In den paar Jahren, in denen ich den Lotus Omega besaß, war die oben angeführte Reparatur die einzige, ansonsten gab es nur normale Inspektionen. Er wurde immer schön warm gefahren, seine Turbos durften immer auskühlen, die schnellen Autobahnritte überstand er immer klaglos, er war mit mir in Spanien, Österreich, Italien, Frankreich und Deutschland unterwegs. Er war nie zickig, er war immer einer der Schnellsten und das Überraschungsmoment war immer auf unserer Seite. Er war ein Rauhbein, eine Limousine zwar, doch auch ein Macho. Er hielt aber immer, was er versprach. Er war ein richtiges Männerauto, wie geschaffen für Autofans wie mich.

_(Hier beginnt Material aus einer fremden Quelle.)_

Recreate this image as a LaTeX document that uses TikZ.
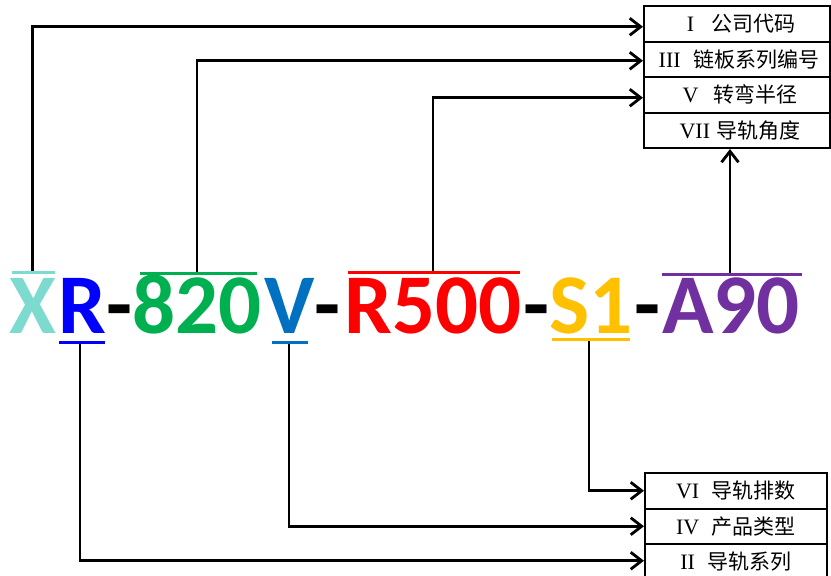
\documentclass[tikz,border=0pt]{standalone}
\usepackage{fontspec}
\setmainfont{Liberation Serif}
\newfontfamily\cjk{Noto Sans CJK SC}
\newfontfamily\calib{Carlito}
\usetikzlibrary{arrows.meta}
\definecolor{cX}{RGB}{124,218,207}
\definecolor{cR}{RGB}{0,0,255}
\definecolor{cG}{RGB}{0,176,80}
\definecolor{cV}{RGB}{0,112,192}
\definecolor{cRed}{RGB}{255,0,0}
\definecolor{cS}{RGB}{255,192,0}
\definecolor{cA}{RGB}{112,48,160}
\newcommand{\rn}[1]{{\fontsize{22}{22}\selectfont #1}}
\begin{document}
\begin{tikzpicture}[x=1pt,y=-1pt,
  codetok/.style={font=\calib\bfseries\fontsize{85}{85}\selectfont, inner sep=0pt, anchor=base},
  codebar/.style={line width=3pt},
  conn/.style={line width=2.8pt, -{Straight Barb[length=11pt,width=17pt]}},
  rowbox/.style={draw, line width=2pt, minimum height=35.5pt, inner sep=0pt,
    anchor=north west, font=\fontsize{21}{21}\selectfont}]
\useasboundingbox (0,0) rectangle (831,576);

% top boxes
\node[rowbox, minimum width=186pt] (t1) at (643,5) {\hspace{8pt}\rn{I}\hspace{0.8em}{\cjk 公司代码}};
\node[rowbox, minimum width=186pt] (t2) at (643,40.5) {\hspace{4pt}\rn{III}\hspace{0.6em}{\cjk 链板系列编号}};
\node[rowbox, minimum width=186pt] (t3) at (643,76) {\hspace{6pt}\rn{V}\hspace{0.7em}{\cjk 转弯半径}};
\node[rowbox, minimum width=186pt] (t4) at (643,111.5) {\hspace{6pt}\rn{VII}\hspace{0.3em}{\cjk 导轨角度}};

% bottom boxes
\node[rowbox, minimum width=182pt] (b1) at (644,472) {\rn{VI}\hspace{0.6em}{\cjk 导轨排数}};
\node[rowbox, minimum width=182pt] (b2) at (644,507.5) {\rn{IV}\hspace{0.6em}{\cjk 产品类型}};
\node[rowbox, minimum width=182pt] (b3) at (644,543) {\rn{II}\hspace{0.6em}{\cjk 导轨系列}};

% code tokens
\node[codetok, text=cX] (kX) at (32.5,333) {X};
\node[codetok, text=cR] (kR) at (82.5,333) {R};
\node[codetok] (d1) at (119.5,333) {-};
\node[codetok, text=cG] (k820) at (197,333) {820};
\node[codetok, text=cV] (kV) at (290,333) {V};
\node[codetok] (d2) at (328,333) {-};
\node[codetok, text=cRed] (kR500) at (433.5,333) {R500};
\node[codetok] (d3) at (537,333) {-};
\node[codetok, text=cS] (kS1) at (591,333) {S1};
\node[codetok] (d4) at (647.5,333) {-};
\node[codetok, text=cA] (kA90) at (731,333) {A90};

% connector ends on the bars
\coordinate (pX) at (32.5,272.5);
\coordinate (p820) at (197,273);
\coordinate (pR500) at (433,272);
\coordinate (pA90) at (730,274);
\coordinate (pR) at (80,342);
\coordinate (pV) at (289,342);
\coordinate (pS1) at (589,339);

% connectors
\draw[conn] (pX) |- ([yshift=-3pt]t1.west);
\draw[conn] (p820) |- ([yshift=-1.5pt]t2.west);
\draw[conn] (pR500) |- ([yshift=-3pt]t3.west);
\draw[conn] (pA90) -- (pA90 |- t4.south);
\draw[conn] (pS1) |- (b1.west);
\draw[conn] (pV) |- (b2.west);
\draw[conn] (pR) |- ([yshift=1pt]b3.west);

% coloured bars
\draw[codebar, cX] (12,272.5) -- (55,272.5);
\draw[codebar, cR] (59,342) -- (105,342);
\draw[codebar, cG] (140,273) -- (257,273);
\draw[codebar, cV] (272,342) -- (308,342);
\draw[codebar, cRed] (348,272) -- (520,272);
\draw[codebar, cS] (552,339) -- (630,339);
\draw[codebar, cA] (662,274) -- (802,274);
\end{tikzpicture}
\end{document}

Nicht schlecht für ein vermeintliches Problemkind, oder?

Der Lotus Omega gehört meines Erachtens zu jenen Fahrzeugen, welche ein Mann zwingend zumindest mal bewegt haben muss! Deshalb schließe ich hier mit den Worten von Niki Lauda*: „Und ich Idi*t habe das Auto damals verkauft!“
(*Dieses Zitat stammt aus einem Interview und bezog sich auf den ihm geschenkten Ferrari 288 GTO, welcher kurz nach seinem Verkauf in astronomische Preissphären stieg.)